Search the data below for the string "with". Extract every line that contains it.
══ The data
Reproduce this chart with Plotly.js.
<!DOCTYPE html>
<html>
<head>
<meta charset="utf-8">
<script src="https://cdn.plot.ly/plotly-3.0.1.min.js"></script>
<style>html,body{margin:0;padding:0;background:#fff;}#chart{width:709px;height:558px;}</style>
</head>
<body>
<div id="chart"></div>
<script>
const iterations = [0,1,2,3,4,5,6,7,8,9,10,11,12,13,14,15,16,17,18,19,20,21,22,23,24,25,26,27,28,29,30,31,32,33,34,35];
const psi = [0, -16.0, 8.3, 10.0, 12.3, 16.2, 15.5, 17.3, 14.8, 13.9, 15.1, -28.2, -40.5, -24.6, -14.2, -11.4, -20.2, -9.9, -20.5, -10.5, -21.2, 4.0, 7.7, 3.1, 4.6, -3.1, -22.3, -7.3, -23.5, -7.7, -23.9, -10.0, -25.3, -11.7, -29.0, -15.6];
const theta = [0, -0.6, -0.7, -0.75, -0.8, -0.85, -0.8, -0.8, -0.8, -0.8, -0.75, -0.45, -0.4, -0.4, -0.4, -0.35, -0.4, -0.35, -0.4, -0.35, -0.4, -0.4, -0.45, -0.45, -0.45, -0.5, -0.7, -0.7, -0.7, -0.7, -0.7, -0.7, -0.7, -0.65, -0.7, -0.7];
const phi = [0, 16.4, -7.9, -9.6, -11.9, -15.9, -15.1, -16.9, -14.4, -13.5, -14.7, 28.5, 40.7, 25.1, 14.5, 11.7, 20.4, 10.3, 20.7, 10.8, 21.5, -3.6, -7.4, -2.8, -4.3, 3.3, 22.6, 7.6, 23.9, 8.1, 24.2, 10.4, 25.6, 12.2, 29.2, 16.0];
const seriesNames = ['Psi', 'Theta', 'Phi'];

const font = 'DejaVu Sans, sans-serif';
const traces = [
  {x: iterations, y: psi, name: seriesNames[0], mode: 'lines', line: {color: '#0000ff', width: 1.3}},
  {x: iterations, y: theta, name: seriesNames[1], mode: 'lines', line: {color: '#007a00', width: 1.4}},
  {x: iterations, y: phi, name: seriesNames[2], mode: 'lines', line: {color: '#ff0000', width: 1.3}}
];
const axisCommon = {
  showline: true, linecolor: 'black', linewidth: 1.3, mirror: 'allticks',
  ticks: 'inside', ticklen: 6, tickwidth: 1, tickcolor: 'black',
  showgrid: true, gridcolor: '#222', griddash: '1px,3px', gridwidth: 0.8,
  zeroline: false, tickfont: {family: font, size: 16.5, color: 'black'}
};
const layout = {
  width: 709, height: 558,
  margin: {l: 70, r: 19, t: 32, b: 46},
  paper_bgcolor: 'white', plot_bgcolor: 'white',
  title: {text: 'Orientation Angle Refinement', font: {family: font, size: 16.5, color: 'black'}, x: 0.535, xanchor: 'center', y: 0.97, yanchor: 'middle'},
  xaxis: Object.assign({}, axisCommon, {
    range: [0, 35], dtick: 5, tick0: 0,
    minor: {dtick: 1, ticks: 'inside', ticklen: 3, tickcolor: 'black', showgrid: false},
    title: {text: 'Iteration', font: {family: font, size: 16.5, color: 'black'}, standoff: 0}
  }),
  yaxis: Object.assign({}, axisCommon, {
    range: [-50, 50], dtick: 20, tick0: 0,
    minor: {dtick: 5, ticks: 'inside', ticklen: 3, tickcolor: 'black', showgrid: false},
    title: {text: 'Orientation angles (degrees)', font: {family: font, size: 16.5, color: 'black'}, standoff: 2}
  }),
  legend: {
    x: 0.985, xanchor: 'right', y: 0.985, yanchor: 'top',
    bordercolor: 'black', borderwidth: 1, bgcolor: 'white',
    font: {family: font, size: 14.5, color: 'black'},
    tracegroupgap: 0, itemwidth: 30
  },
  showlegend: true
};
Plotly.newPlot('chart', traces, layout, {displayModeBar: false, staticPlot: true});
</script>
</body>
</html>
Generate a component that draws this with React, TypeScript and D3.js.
════
Solution below:
Reproduce this chart with Plotly.js.
Generate a component that draws this with React, TypeScript and D3.js.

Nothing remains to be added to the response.